=== Dataset ===

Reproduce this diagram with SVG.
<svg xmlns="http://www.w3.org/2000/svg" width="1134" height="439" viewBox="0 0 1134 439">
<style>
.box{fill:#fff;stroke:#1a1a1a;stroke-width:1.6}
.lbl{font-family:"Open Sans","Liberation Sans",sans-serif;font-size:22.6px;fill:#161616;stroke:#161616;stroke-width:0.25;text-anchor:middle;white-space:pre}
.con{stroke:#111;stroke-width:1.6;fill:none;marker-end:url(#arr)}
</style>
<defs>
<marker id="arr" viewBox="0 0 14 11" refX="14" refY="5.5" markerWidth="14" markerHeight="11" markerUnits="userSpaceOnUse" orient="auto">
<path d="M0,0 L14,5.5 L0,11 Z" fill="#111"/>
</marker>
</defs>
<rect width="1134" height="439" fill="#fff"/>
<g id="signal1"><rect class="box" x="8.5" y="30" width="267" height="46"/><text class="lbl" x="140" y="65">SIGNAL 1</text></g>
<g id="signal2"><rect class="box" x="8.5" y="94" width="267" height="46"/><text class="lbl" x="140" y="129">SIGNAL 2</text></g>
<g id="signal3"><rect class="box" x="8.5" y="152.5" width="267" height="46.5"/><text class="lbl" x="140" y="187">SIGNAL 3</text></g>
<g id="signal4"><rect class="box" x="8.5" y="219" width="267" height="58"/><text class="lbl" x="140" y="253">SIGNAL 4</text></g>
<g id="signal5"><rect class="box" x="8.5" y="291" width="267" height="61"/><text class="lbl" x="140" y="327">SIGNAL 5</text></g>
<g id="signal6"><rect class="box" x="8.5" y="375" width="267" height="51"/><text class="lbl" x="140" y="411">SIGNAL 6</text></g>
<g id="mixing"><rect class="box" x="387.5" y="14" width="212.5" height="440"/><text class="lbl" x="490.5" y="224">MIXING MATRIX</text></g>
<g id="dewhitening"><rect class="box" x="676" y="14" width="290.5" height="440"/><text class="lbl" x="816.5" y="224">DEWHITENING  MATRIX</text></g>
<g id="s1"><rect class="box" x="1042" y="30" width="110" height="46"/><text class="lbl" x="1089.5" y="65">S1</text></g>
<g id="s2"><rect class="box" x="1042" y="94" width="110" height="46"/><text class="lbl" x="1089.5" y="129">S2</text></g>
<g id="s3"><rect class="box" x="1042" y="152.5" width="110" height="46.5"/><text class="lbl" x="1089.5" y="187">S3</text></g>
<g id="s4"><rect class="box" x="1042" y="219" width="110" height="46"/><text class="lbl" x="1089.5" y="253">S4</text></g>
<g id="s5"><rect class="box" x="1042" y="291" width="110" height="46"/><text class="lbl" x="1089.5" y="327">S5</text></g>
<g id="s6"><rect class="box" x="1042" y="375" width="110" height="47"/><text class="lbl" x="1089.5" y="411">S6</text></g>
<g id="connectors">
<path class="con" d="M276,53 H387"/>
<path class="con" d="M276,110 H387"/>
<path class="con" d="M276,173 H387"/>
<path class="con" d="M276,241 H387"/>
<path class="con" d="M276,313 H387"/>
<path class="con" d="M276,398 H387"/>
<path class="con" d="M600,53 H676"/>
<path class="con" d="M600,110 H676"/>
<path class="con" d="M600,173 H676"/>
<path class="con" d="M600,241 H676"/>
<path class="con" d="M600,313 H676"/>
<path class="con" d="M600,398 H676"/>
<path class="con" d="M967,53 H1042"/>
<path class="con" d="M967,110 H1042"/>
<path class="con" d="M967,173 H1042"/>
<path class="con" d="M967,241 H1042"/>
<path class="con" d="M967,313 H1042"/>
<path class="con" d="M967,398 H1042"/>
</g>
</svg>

===
=== Dataset ===

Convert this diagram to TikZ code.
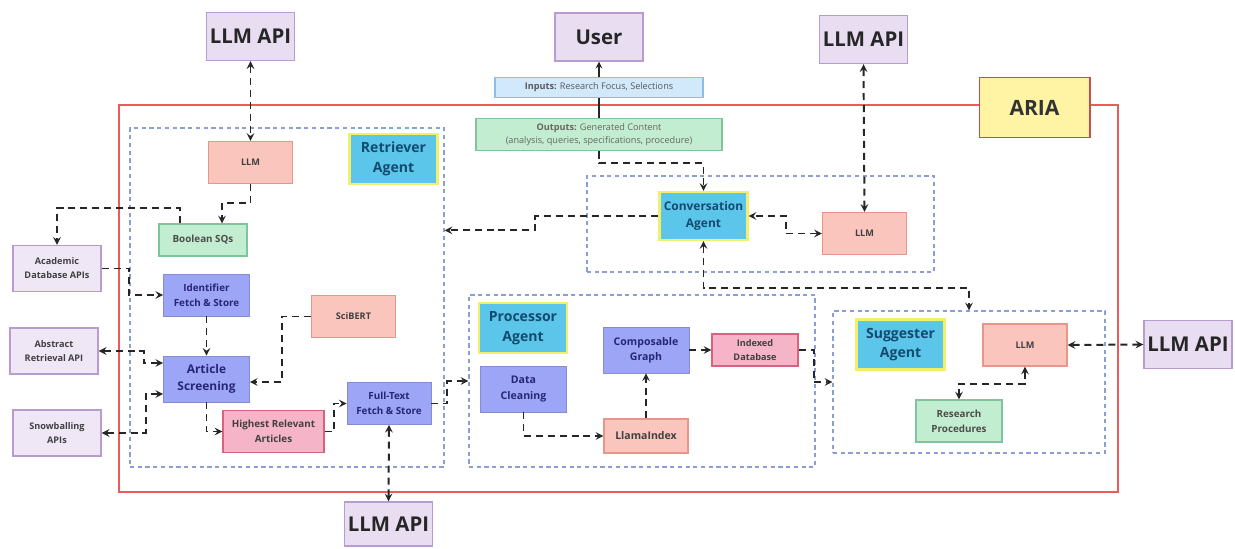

===
=== Dataset ===

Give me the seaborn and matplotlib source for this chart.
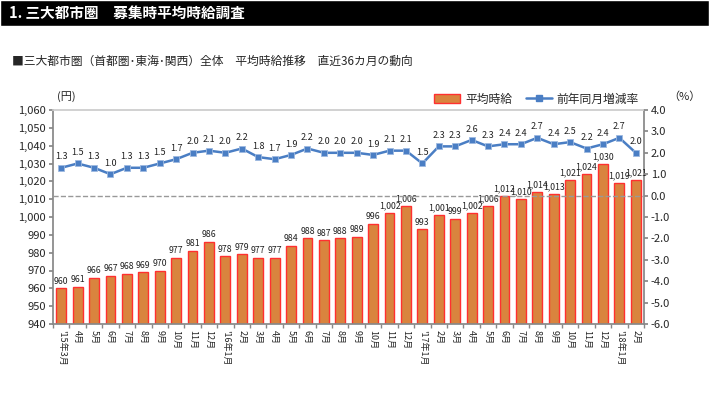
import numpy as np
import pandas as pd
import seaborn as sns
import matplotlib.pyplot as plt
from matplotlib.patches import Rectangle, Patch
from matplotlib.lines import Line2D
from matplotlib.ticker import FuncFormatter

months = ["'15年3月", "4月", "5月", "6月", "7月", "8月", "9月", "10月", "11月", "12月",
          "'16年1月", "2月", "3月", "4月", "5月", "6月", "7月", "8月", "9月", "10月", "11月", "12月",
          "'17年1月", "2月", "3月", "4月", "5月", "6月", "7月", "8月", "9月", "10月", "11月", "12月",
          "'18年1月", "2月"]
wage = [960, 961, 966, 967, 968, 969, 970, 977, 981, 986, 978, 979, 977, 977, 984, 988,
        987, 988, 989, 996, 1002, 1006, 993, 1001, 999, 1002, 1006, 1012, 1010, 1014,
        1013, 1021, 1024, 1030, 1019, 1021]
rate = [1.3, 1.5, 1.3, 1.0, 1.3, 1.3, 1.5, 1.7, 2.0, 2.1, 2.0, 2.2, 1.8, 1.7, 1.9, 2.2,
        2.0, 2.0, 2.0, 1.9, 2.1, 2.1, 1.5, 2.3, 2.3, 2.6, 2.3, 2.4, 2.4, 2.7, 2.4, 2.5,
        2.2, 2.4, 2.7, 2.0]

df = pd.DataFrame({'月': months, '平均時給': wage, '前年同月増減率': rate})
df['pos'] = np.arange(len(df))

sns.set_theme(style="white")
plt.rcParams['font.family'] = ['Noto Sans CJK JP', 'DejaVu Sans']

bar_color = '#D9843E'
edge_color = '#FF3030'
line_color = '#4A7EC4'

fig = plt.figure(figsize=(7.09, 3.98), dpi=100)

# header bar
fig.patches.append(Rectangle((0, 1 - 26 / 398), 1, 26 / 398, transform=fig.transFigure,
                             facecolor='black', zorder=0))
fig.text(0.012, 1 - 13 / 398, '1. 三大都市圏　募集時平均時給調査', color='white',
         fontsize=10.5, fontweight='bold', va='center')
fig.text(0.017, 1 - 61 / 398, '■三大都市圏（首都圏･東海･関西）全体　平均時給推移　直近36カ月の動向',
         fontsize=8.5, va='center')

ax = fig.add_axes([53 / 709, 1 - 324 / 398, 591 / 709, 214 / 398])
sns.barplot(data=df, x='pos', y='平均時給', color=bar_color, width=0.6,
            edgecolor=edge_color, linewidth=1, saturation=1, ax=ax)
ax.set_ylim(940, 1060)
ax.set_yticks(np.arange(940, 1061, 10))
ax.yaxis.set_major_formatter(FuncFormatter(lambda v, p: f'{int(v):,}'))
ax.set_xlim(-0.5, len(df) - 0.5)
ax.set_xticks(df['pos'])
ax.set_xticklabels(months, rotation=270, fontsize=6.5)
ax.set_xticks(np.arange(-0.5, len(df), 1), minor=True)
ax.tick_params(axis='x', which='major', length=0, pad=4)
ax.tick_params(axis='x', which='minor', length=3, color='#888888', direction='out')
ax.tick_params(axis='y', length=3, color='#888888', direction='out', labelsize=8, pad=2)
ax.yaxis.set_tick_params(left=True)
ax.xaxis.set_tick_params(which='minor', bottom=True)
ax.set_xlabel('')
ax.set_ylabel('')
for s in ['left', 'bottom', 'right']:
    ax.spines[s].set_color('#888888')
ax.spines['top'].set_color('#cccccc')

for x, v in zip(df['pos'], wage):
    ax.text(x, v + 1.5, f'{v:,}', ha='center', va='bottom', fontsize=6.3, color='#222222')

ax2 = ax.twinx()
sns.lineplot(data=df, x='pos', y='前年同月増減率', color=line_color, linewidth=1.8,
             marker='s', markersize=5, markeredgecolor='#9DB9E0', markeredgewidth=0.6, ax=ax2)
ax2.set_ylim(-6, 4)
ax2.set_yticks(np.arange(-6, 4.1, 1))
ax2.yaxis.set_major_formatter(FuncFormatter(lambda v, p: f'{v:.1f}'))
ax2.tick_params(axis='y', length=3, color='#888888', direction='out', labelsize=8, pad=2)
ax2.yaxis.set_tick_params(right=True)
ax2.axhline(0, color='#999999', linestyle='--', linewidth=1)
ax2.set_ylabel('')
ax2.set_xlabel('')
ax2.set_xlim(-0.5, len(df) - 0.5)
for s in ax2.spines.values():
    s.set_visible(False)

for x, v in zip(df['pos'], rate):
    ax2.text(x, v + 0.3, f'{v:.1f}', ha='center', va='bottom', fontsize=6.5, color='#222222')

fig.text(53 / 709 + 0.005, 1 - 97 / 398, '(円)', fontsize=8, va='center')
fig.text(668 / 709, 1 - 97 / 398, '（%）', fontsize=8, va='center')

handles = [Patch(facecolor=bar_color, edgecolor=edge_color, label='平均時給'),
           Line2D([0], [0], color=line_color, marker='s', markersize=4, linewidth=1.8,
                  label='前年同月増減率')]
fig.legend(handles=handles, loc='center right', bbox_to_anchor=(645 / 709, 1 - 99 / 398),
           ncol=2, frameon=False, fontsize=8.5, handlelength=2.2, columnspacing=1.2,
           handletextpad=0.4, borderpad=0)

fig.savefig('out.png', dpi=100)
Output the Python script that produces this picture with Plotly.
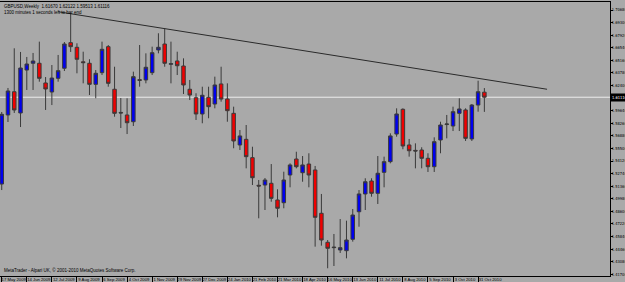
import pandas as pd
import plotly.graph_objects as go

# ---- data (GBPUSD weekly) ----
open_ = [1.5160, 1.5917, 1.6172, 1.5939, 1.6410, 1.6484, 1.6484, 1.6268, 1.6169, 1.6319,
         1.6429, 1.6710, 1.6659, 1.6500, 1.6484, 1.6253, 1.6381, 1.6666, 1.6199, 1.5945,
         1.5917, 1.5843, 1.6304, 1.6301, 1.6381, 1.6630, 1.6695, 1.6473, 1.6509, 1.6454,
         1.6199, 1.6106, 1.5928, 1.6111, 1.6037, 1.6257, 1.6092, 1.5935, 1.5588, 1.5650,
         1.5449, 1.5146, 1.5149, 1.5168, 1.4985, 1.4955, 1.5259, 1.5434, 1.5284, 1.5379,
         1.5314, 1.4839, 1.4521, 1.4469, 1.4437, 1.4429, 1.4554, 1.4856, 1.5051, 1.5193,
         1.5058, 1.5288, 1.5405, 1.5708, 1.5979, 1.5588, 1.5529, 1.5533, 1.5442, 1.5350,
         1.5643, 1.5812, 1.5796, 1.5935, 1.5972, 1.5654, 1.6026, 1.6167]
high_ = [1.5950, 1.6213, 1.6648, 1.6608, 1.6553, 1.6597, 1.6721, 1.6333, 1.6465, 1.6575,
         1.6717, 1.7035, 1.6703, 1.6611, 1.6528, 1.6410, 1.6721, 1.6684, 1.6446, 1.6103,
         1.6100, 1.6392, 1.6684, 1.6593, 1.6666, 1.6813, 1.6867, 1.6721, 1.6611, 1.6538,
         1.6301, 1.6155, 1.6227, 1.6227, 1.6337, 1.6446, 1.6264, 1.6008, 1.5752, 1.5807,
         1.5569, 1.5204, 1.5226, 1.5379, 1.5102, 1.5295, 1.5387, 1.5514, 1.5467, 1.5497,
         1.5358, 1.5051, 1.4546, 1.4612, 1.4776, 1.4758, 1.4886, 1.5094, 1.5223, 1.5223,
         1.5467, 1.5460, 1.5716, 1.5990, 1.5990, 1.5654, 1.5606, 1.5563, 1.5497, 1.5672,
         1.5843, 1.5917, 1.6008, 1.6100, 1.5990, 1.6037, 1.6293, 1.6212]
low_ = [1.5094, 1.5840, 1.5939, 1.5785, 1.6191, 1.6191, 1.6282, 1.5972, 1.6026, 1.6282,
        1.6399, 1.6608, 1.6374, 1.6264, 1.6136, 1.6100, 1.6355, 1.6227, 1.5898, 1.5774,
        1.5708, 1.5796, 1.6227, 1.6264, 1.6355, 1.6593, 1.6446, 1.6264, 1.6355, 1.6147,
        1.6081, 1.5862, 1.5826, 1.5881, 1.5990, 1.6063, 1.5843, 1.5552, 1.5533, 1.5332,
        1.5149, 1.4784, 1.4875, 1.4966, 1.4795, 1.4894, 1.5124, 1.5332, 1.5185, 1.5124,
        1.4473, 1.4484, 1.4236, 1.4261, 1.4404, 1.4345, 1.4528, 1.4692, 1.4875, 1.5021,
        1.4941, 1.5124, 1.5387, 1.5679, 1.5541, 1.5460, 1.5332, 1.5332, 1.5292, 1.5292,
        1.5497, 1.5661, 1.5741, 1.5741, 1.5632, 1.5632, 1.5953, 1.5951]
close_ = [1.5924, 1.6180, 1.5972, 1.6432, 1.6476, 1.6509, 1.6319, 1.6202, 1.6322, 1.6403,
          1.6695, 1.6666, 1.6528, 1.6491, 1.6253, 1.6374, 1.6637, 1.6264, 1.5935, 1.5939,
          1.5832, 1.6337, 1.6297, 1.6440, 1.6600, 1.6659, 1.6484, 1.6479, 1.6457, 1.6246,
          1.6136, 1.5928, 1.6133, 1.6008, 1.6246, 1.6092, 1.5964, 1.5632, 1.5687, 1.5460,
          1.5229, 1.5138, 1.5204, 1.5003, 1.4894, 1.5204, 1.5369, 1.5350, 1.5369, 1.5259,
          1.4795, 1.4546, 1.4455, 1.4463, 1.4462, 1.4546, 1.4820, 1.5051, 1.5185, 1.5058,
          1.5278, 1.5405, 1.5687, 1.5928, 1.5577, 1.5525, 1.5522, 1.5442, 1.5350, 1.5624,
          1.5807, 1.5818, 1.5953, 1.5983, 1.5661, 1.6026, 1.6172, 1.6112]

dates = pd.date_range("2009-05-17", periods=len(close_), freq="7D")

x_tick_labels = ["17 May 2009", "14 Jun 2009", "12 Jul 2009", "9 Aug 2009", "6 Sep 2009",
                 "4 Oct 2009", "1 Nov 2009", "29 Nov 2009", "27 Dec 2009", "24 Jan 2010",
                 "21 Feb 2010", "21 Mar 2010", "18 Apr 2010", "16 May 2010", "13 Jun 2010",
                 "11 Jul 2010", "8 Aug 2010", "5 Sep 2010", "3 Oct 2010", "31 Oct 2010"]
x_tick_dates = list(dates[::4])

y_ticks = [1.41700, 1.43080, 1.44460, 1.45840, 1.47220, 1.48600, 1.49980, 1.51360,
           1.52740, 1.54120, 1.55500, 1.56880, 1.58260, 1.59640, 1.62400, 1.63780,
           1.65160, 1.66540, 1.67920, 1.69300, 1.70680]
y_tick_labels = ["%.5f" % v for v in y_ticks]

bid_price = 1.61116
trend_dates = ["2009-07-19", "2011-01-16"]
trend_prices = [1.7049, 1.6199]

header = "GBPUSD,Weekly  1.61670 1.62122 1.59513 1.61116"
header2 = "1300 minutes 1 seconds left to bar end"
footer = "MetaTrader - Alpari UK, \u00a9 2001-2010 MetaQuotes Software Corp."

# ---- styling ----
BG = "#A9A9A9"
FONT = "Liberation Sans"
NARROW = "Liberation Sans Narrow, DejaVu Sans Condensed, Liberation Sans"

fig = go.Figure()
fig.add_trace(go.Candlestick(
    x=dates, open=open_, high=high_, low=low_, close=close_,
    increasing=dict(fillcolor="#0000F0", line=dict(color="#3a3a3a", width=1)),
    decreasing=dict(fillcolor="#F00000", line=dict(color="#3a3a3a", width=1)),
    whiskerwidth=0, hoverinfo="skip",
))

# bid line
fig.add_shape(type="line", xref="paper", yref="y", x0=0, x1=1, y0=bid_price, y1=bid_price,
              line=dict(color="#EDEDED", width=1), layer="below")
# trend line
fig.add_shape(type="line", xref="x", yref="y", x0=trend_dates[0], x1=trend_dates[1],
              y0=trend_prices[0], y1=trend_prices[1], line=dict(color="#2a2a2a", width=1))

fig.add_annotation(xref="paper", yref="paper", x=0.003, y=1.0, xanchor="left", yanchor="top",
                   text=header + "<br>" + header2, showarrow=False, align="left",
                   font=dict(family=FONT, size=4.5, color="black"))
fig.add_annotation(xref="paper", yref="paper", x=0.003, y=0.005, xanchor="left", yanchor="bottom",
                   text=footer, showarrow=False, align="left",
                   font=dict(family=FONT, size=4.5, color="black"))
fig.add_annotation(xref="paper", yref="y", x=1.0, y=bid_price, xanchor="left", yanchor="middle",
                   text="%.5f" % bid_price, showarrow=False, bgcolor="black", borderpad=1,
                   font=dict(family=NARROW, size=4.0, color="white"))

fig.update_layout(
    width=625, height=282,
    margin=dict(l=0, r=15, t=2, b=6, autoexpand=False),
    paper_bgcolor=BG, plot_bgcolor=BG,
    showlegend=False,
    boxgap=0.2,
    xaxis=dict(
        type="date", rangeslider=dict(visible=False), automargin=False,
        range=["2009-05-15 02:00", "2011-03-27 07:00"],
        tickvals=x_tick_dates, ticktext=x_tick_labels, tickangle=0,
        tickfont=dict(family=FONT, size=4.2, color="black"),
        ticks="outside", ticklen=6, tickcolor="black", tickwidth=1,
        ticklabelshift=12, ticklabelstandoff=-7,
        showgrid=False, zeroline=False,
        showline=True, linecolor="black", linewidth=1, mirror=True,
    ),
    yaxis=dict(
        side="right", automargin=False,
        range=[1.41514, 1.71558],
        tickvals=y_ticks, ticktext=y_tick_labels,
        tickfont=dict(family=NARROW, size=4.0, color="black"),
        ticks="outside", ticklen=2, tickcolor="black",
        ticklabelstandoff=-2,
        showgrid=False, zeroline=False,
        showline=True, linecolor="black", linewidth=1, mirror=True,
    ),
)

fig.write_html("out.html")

===

■ Work required ■
Take only the lines above from the one that has "Output the Python" through the one that has "import plotly.graph_objects as go" and reproduce them exactly, omitting any pictures.

■ Response below ■
Output the Python script that produces this picture with Plotly.
import pandas as pd
import plotly.graph_objects as go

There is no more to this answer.